Quello che si vede al Mudec di Milano è necessariamente uno spaccato mozzo dell’opera di Banksy. Ed è anche un’esposizione che mette un po’ a disagio perché non si cammina nei solchi dell’arte di protesta condotti dallo stesso protagonista. Il famigerato e misterioso graffitaro, infatti, non autorizza mostre né tantomeno appoggia iniziative di questo genere.
Che però indubbiamente ne accrescono la fama, del resto non si può camminare per le strade del mondo alla ricerca dei suoi interventi. Che, concordiamo, hanno un senso sicuramente se posizionati e visionati lì dove l’autore ha pensato di metterli e realizzarli.

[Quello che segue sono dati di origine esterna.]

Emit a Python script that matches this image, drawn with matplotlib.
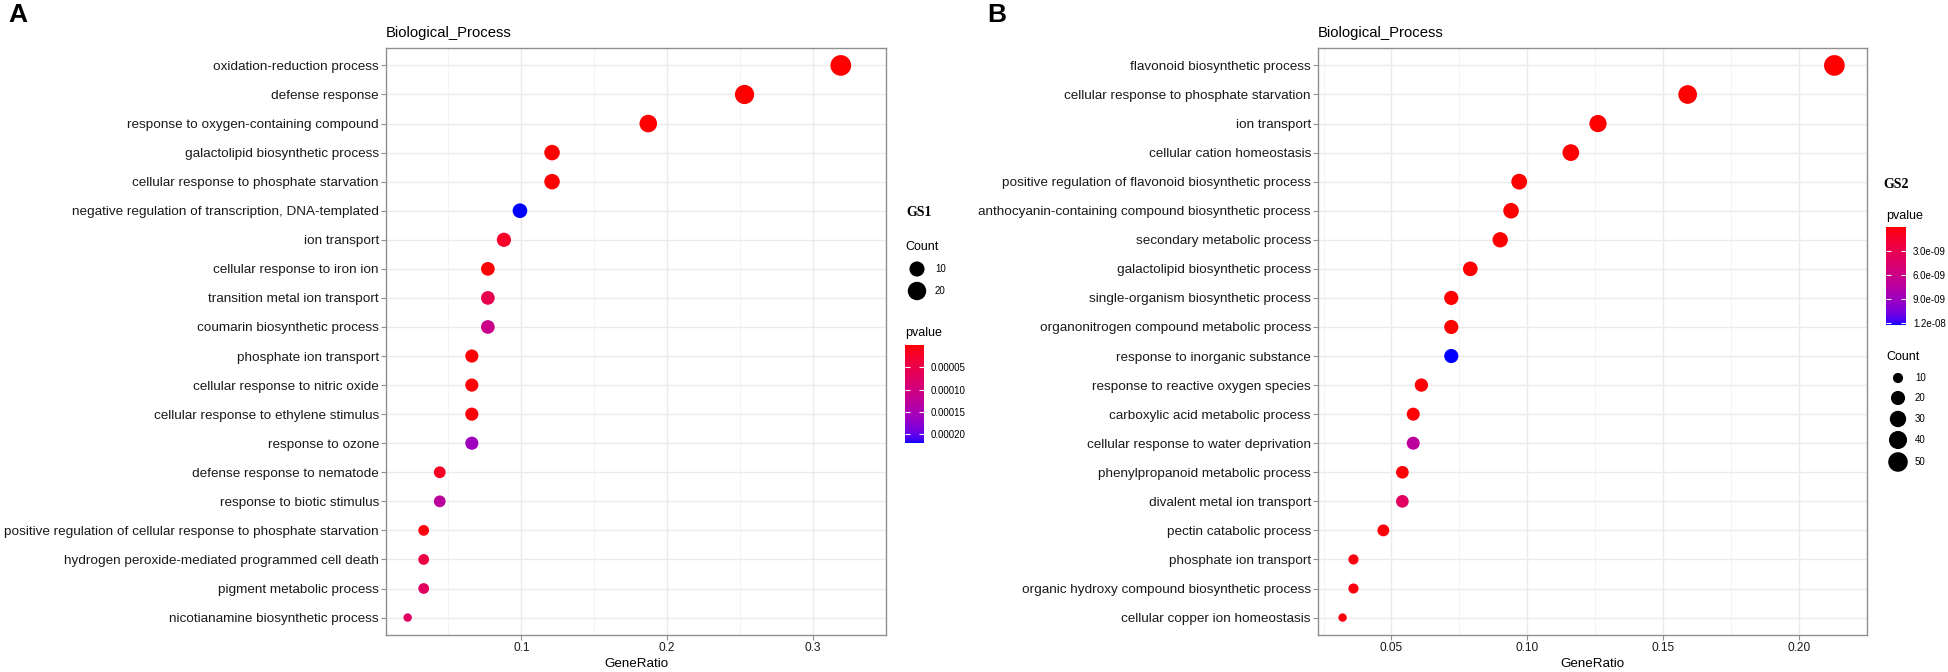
import numpy as np
import matplotlib
matplotlib.use("Agg")
import matplotlib.pyplot as plt
import matplotlib.colors as mcolors
from matplotlib.cm import ScalarMappable

plt.rcParams['font.family'] = ['Liberation Sans', 'DejaVu Sans']

# ---- data ----
gs1_terms = [
    "oxidation-reduction process",
    "defense response",
    "response to oxygen-containing compound",
    "galactolipid biosynthetic process",
    "cellular response to phosphate starvation",
    "negative regulation of transcription, DNA-templated",
    "ion transport",
    "cellular response to iron ion",
    "transition metal ion transport",
    "coumarin biosynthetic process",
    "phosphate ion transport",
    "cellular response to nitric oxide",
    "cellular response to ethylene stimulus",
    "response to ozone",
    "defense response to nematode",
    "response to biotic stimulus",
    "positive regulation of cellular response to phosphate starvation",
    "hydrogen peroxide-mediated programmed cell death",
    "pigment metabolic process",
    "nicotianamine biosynthetic process",
]
gs1_ratio = [0.319, 0.253, 0.187, 0.121, 0.121, 0.099, 0.088, 0.077, 0.077, 0.077,
             0.066, 0.066, 0.066, 0.066, 0.044, 0.044, 0.033, 0.033, 0.033, 0.022]
gs1_count = [29, 23, 17, 11, 11, 9, 8, 7, 7, 7, 6, 6, 6, 6, 4, 4, 3, 3, 3, 2]
gs1_pvalue = [1e-9, 1e-9, 1e-8, 1e-7, 1e-7, 2.2e-4, 2.2e-5, 2e-6, 5.5e-5, 1.1e-4,
              3e-6, 3e-6, 3e-6, 1.6e-4, 1.8e-5, 1.3e-4, 5e-6, 4.4e-5, 7e-5, 7e-5]

gs2_terms = [
    "flavonoid biosynthetic process",
    "cellular response to phosphate starvation",
    "ion transport",
    "cellular cation homeostasis",
    "positive regulation of flavonoid biosynthetic process",
    "anthocyanin-containing compound biosynthetic process",
    "secondary metabolic process",
    "galactolipid biosynthetic process",
    "single-organism biosynthetic process",
    "organonitrogen compound metabolic process",
    "response to inorganic substance",
    "response to reactive oxygen species",
    "carboxylic acid metabolic process",
    "cellular response to water deprivation",
    "phenylpropanoid metabolic process",
    "divalent metal ion transport",
    "pectin catabolic process",
    "phosphate ion transport",
    "organic hydroxy compound biosynthetic process",
    "cellular copper ion homeostasis",
]
gs2_ratio = [0.213, 0.159, 0.126, 0.116, 0.097, 0.094, 0.090, 0.079, 0.072, 0.072,
             0.072, 0.061, 0.058, 0.058, 0.054, 0.054, 0.047, 0.036, 0.036, 0.032]
gs2_count = [59, 44, 35, 32, 27, 26, 25, 22, 20, 20, 20, 17, 16, 16, 15, 15, 13, 10, 10, 9]
gs2_pvalue = [1e-15, 1e-14, 1e-13, 1e-13, 1e-12, 1e-12, 1e-12, 1e-11, 1e-11, 1e-11,
              1.23e-8, 1e-10, 1e-10, 7.3e-9, 1e-10, 3.9e-9, 2e-10, 3e-10, 3e-10, 4e-10]

gs1_xticks = [0.1, 0.2, 0.3]
gs1_xticklabels = ["0.1", "0.2", "0.3"]
gs2_xticks = [0.05, 0.10, 0.15, 0.20]
gs2_xticklabels = ["0.05", "0.10", "0.15", "0.20"]
gs1_pticks = [5e-5, 1e-4, 1.5e-4, 2e-4]
gs1_pticklabels = ["0.00005", "0.00010", "0.00015", "0.00020"]
gs2_pticks = [3e-9, 6e-9, 9e-9, 1.2e-8]
gs2_pticklabels = ["3.0e-09", "6.0e-09", "9.0e-09", "1.2e-08"]
gs1_count_legend = [10, 20]
gs2_count_legend = [10, 20, 30, 40, 50]

W, H, DPI = 1949, 672, 100

# red -> blue gradient interpolated in CIELAB (like ggplot)
M = np.array([[0.4124, 0.3576, 0.1805], [0.2126, 0.7152, 0.0722], [0.0193, 0.1192, 0.9505]])
WHITE = np.array([0.95047, 1.0, 1.08883])


def to_lab(c):
    rgb = np.array(mcolors.to_rgb(c))
    lin = np.where(rgb > 0.04045, ((rgb + 0.055) / 1.055) ** 2.4, rgb / 12.92)
    xyz = M @ lin / WHITE
    f = np.where(xyz > (6 / 29) ** 3, np.cbrt(xyz), xyz / (3 * (6 / 29) ** 2) + 4 / 29)
    return np.array([116 * f[1] - 16, 500 * (f[0] - f[1]), 200 * (f[1] - f[2])])


def from_lab(lab):
    fy_ = (lab[0] + 16) / 116
    f = np.array([fy_ + lab[1] / 500, fy_, fy_ - lab[2] / 200])
    xyz = np.where(f > 6 / 29, f ** 3, 3 * (6 / 29) ** 2 * (f - 4 / 29)) * WHITE
    lin = np.clip(np.linalg.solve(M, xyz), 0, None)
    rgb = np.where(lin > 0.0031308, 1.055 * lin ** (1 / 2.4) - 0.055, 12.92 * lin)
    return np.clip(rgb, 0, 1)


l0, l1 = to_lab("red"), to_lab("blue")
cmap = mcolors.ListedColormap([from_lab(l0 + t * (l1 - l0)) for t in np.linspace(0, 1, 256)])


def dot_size(c, cmin, cmax):
    d = 8.4 + 12.3 * np.sqrt((np.asarray(c, float) - cmin) / (cmax - cmin))
    return (d * 72 / DPI) ** 2


def frac(x0, y0, x1, y1):
    return [x0 / W, 1 - y1 / H, (x1 - x0) / W, (y1 - y0) / H]


fig = plt.figure(figsize=(W / DPI, H / DPI), dpi=DPI)


def panel(box, terms, ratio, count, pvalue, xticks, xticklabels):
    ax = fig.add_axes(frac(*box))
    n = len(terms)
    ypos = np.arange(n)[::-1]
    norm = mcolors.Normalize(min(pvalue), max(pvalue))
    ax.scatter(ratio, ypos, s=dot_size(count, min(count), max(count)), c=pvalue,
               cmap=cmap, norm=norm, edgecolors='none', zorder=3)
    lo, hi = min(ratio), max(ratio)
    ax.set_xlim(lo - 0.05 * (hi - lo), hi + 0.05 * (hi - lo))
    ax.set_ylim(-0.6, n - 0.4)
    ax.set_yticks(ypos)
    ax.set_yticklabels(terms, fontsize=9.7, color='#1a1a1a')
    ax.set_xticks(xticks)
    ax.set_xticklabels(xticklabels, fontsize=8.6, color='#1a1a1a')
    step = xticks[1] - xticks[0]
    minor = np.arange(xticks[0] - step / 2, hi + step, step)
    ax.set_xticks(minor, minor=True)
    ax.tick_params(which='minor', length=0)
    ax.tick_params(which='major', length=3.6, width=0.8, color='#8f8f8f', pad=1.5)
    ax.grid(which='major', color='#ebebeb', lw=1.0)
    ax.grid(which='minor', axis='x', color='#f3f3f3', lw=0.6)
    ax.set_axisbelow(True)
    for s in ax.spines.values():
        s.set_color('#8f8f8f')
        s.set_linewidth(1.0)
    ax.set_xlabel('GeneRatio', fontsize=9.6, labelpad=3)
    fig.text(box[0] / W, 1 - 33 / H, 'Biological_Process', fontsize=10.7, va='center')
    return norm


def colorbar(box, norm, ticks, labels):
    cax = fig.add_axes(frac(*box))
    cb = fig.colorbar(ScalarMappable(norm=norm, cmap=cmap), cax=cax, ticks=ticks)
    cb.outline.set_visible(False)
    cb.minorticks_off()
    cax.invert_yaxis()
    cb.set_ticklabels(labels)
    cax.tick_params(direction='in', length=3.5, width=0.8, color='white',
                    left=True, right=True, labelsize=7, pad=5)


norm1 = panel((386, 48, 886, 635), gs1_terms, gs1_ratio, gs1_count, gs1_pvalue,
              gs1_xticks, gs1_xticklabels)
norm2 = panel((1318, 48, 1867, 635), gs2_terms, gs2_ratio, gs2_count, gs2_pvalue,
              gs2_xticks, gs2_xticklabels)

fig.text(8 / W, 1 - 15 / H, 'A', fontsize=19, fontweight='bold', va='center')
fig.text(987 / W, 1 - 15 / H, 'B', fontsize=19, fontweight='bold', va='center')

# legends drawn on an overlay in pixel units
ov = fig.add_axes([0, 0, 1, 1])
ov.set_xlim(0, W)
ov.set_ylim(H, 0)
ov.axis('off')

# GS1 legend: Count then pvalue
ov.text(906, 212, 'GS1', fontsize=10, fontweight='bold', family='Liberation Serif', va='center')
ov.text(905, 247, 'Count', fontsize=9, va='center')
ly = [269, 291]
ov.scatter([917] * 2, ly, s=dot_size(gs1_count_legend, min(gs1_count), max(gs1_count)),
           color='black', edgecolors='none')
for y, c in zip(ly, gs1_count_legend):
    ov.text(935, y, str(c), fontsize=7, va='center')
ov.text(905, 333, 'pvalue', fontsize=9, va='center')
colorbar((905, 345, 924, 443), norm1, gs1_pticks, gs1_pticklabels)

# GS2 legend: pvalue then Count
ov.text(1883, 185, 'GS2', fontsize=10, fontweight='bold', family='Liberation Serif', va='center')
ov.text(1886, 216, 'pvalue', fontsize=9, va='center')
colorbar((1886, 227, 1906, 325), norm2, gs2_pticks, gs2_pticklabels)
ov.text(1886, 357, 'Count', fontsize=9, va='center')
ly = [378, 398, 419, 440, 462]
ov.scatter([1898] * 5, ly, s=dot_size(gs2_count_legend, min(gs2_count), max(gs2_count)),
           color='black', edgecolors='none')
for y, c in zip(ly, gs2_count_legend):
    ov.text(1915, y, str(c), fontsize=7, va='center')

fig.savefig('out.png', dpi=DPI, facecolor='white')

In questo senso ogni opera di Banksy, come dei geniali street artist che l’hanno preceduto, è una site specific a modo suo.
Per questo è bello vedere copertine di dischi di Blur, Royksopp e compagni attaccati alle pareti di un museo, ma è disturbante ammirare un pezzo di muro staccato o i resti dell’hotel in Palestina, a Betlemme, dove Banksy ha aperto nel 2017 il Walled Off Hotel.
Però il ciclo dei topi, con le belle didascalie, e i riferimenti ad altri illustri pop artist precedente (Warhol e Haring in particolare) ci danno una dimensione più completa dell’artista e anche del fenomeno Banksy. Che come tutti i fenomeni dell’era digitale soffre indubbiamente di gigantismo dovuto all’eco assordante e simultanea che ogni novità comporta di questi tempi. E che solo il passare degli anni riuscirà a restituircelo per quello che è: un artista del suo tempo.
A VISUAL PROTEST. The art of Banksy
Al Mudec di Milano fino al 14 aprile 2019.